Я позвал вестового и сказал ему, что буду ночевать на свежем воздухе в окопе рядом со штабом. После этого подошёл к сидевшему в уголочке режиссёру. Зеркалович-Романовский выглядел совсем не так, как всегда. И куда вдруг подевалась у человека его самонадеянность, высокомерие, его готовность долго и утомительно обсуждать проблемы любого формата от государственного устройства и до лечения женского бесплодия. Буквально несколько часов назад он собирался играть героическую личность, лихого комдива-героя Гражданской войны, личного друга Сталина, а потому был очень важным, таинственным, по-барски вальяжным, грозным для подчинённых, строгим к артистам. Но сейчас передо мной сидел совершенно другой Степан Зеркалович-Романовский, испуганный, подавленный, с затравленными глазами, напоминавшими глаза умалишённого человека. Мне не было жаль его, но и брезгливости по отношению к нему я не испытывал. Как можно испытывать какие-то чувства к человеку, который вроде физически и визуально присутствует, но на самом деле вместо него пустое место.

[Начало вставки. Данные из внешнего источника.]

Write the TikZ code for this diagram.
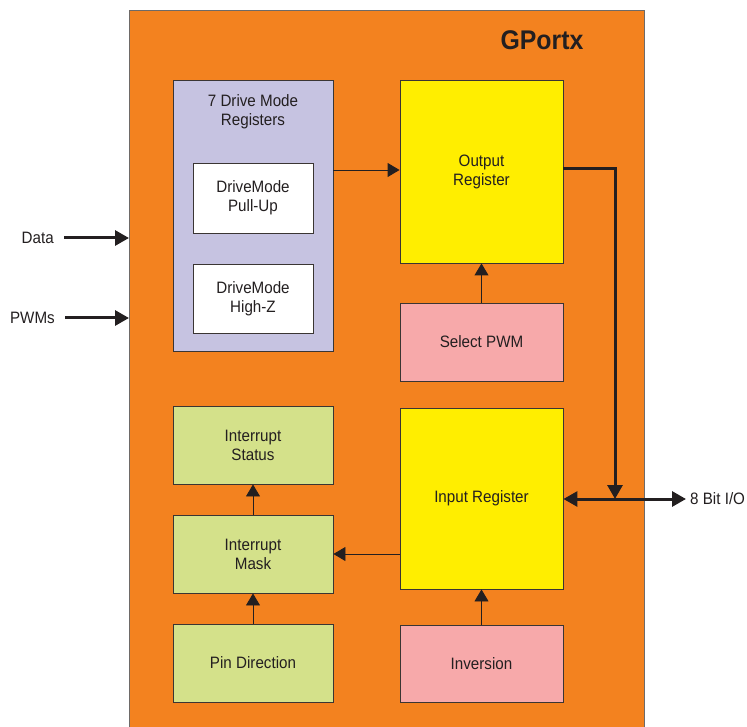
\documentclass[tikz,border=0pt]{standalone}
\usepackage{fontspec}
\setmainfont{Liberation Sans}[FakeStretch=0.92]
\usetikzlibrary{arrows.meta}
\definecolor{portorange}{HTML}{F3821F}
\definecolor{drivelav}{HTML}{C6C3E1}
\definecolor{regyellow}{HTML}{FFEE00}
\definecolor{selpink}{HTML}{F7A9AA}
\definecolor{intgreen}{HTML}{D4E18A}
\definecolor{inktext}{HTML}{231F20}
\definecolor{boxline}{HTML}{3A3533}
\definecolor{frameline}{HTML}{6E6A68}
\begin{document}
\begin{tikzpicture}[x=1pt,y=-1pt,
  box/.style={draw=boxline, line width=0.9pt, inner sep=0pt, align=center,
    font=\fontsize{16.5}{19}\selectfont, text=inktext},
  lbl/.style={inner sep=0pt, font=\fontsize{16.5}{19}\selectfont, text=inktext},
  thin/.style={draw=inktext, line width=0.9pt, -{Triangle[length=12pt,width=14pt]}},
  thick/.style={draw=inktext, line width=3pt, -{Triangle[length=14pt,width=15pt]}}
]
\useasboundingbox (0,0) rectangle (747,727);
\clip (0,0) rectangle (747,727);

% port body
\fill[portorange] (129,10) rectangle (644,740);
\draw[frameline, line width=0.9pt] (129,740) -- (129,10) -- (644,10) -- (644,740);
\node[inner sep=0pt, font=\fontsize{27}{30}\selectfont\bfseries, text=inktext] (title) at (542,40) {GPortx};

% drive mode group
\node[box, fill=drivelav, minimum width=160pt, minimum height=271pt] (drive) at (253,215.5) {};
\node[lbl, align=center] (drivetitle) at (253,111.5) {7 Drive Mode\\Registers};
\node[box, fill=white, minimum width=120pt, minimum height=70pt] (pullup) at (253,198) {DriveMode\\Pull-Up};
\node[box, fill=white, minimum width=120pt, minimum height=69pt] (highz) at (253,298.5) {DriveMode\\High-Z};

% registers
\node[box, fill=regyellow, minimum width=163pt, minimum height=183pt] (outreg) at (481.5,171.5) {Output\\Register};
\node[box, fill=selpink, minimum width=163pt, minimum height=78pt] (selpwm) at (481.5,342) {Select PWM};
\node[box, fill=regyellow, minimum width=163pt, minimum height=181pt] (inreg) at (481.5,498.5) {Input Register};
\node[box, fill=selpink, minimum width=163pt, minimum height=77pt] (inversion) at (481.5,663.5) {Inversion};

% interrupt blocks
\node[box, fill=intgreen, minimum width=160pt, minimum height=78pt] (intstatus) at (253,445) {Interrupt\\Status};
\node[box, fill=intgreen, minimum width=160pt, minimum height=78pt] (intmask) at (253,554) {Interrupt\\Mask};
\node[box, fill=intgreen, minimum width=160pt, minimum height=78pt] (pindir) at (253,663) {Pin Direction};

% internal connections
\draw[thin] (drive.east |- 0,170) -- (outreg.west |- 0,170);
\draw[thin] (selpwm.north) -- (outreg.south);
\draw[thin] (inversion.north) -- (inreg.south);
\draw[thin] (inreg.west |- intmask.east) -- (intmask.east);
\draw[thin] (intmask.north) -- (intstatus.south);
\draw[thin] (pindir.north) -- (intmask.south);

% external pins
\node[lbl, anchor=east] (data) at (54,238) {Data};
\node[lbl, anchor=east] (pwms) at (55,318) {PWMs};
\draw[thick] (data.east) ++(10,0) -- (129,238);
\draw[thick] (pwms.east) ++(10,0) -- (129,318);

\node[lbl, anchor=west] (io) at (690,499) {8 Bit I/O};
\coordinate (bus) at (615,499);
\coordinate (ioend) at (686,499);
\draw[thick] (outreg.east |- 0,169) -- (615,169) -- (bus);
\draw[thick, {Triangle[length=14pt,width=15pt]}-{Triangle[length=14pt,width=15pt]}] (inreg.east |- bus) -- (ioend);
\end{tikzpicture}
\end{document}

– Выйдем! – тихо сказал я «комдиву», наклонившись к самому его уху. Зеркалович-Романовский послушно встал и, словно робот, безропотно двинулся следом за мной. Мы вышли из душного блиндажа на свежий воздух. Стояла прекрасная июльская ночь. Было так тихо, что даже трудно верилось в то, что завтра опять начнётся бой, и снова будут погибать солдаты и офицеры, обильно поливая своей кровью родную белорусскую землю. Но это всё повторится завтра, а пока на безоблачном небе почти в самом зените стояла Луна, свет от которой красивой дорожкой отражался в, казалось, неподвижной воде Березины. От реки тянуло свежестью и прохладой. «Эх, сейчас бы искупаться! А потом приехать бы сюда в мирное время, да порыбачить! – подумал я и тут же удивился своим мыслям, – боже мой, о чём речь, какое мирное время? Мы всего-то один день в прошлом, а уже думаю так, будто родился в нём».

Я прошёл по траншее метров десять и увидел Сокольникова. Он ждал нас, навалившись грудью на бруствер окопа и через бинокль просматривая местность за рекой. С немецкой стороны периодически взлетали осветительные ракеты и изредка ночную тишину разрывали длинные пулемётные очереди. Трассирующие пули хищным пунктиром со свистом пролетали над нашими позициями и исчезали в темноте.

– Завтра уже 4-е июля, Дима, – напомнил я своему другу.

– Помню! 5-го числа мы ещё повоюем, а 6 числа в пять тридцать утра немцы, чтобы не нести лишние потери, с воздуха раздолбают нас, как бог черепаху, к чёртовой матери и двинутся вперёд, на Москву. Могилёв они захватят практически с ходу…

Услышав слово «раздолбают», режиссёр так сильно побледнел, что даже темнота не скрыла этот его «недуг».

– Но нас не могут убить! – довольно категорично и немного истерично впервые за всё это время еле выговорил Зеркалович- Романовский. Он даже сам вздрогнул, услышав собственный голос.

– Почему нас не могут убить? – переспросил его Сокольников, – ещё как могут. Пуля-то она – дура, и не разбирает, кто мы и откуда прибыли.

– Но, это же какой-то бред, чушь, ахинея, абсурд! – вновь несколько плаксивым голосом заявил именитый режиссёр. – Вы только подумайте, ну какой может быть комбриг Серпилин, комдив Зайчиков. Это выдуманные персонажи, они из романа Константина Симонова «Живые и мёртвые». То, что произошло с нами, не может быть в реальности.

– Вы думаете, что мы все трое спим и одновременно видим один и тот же сон? – спросил я Зеркалович-Романовского, – или предполагаете, что это телевизионный розыгрыш шоумена Пелдиса Вельша? Очень сомневаюсь!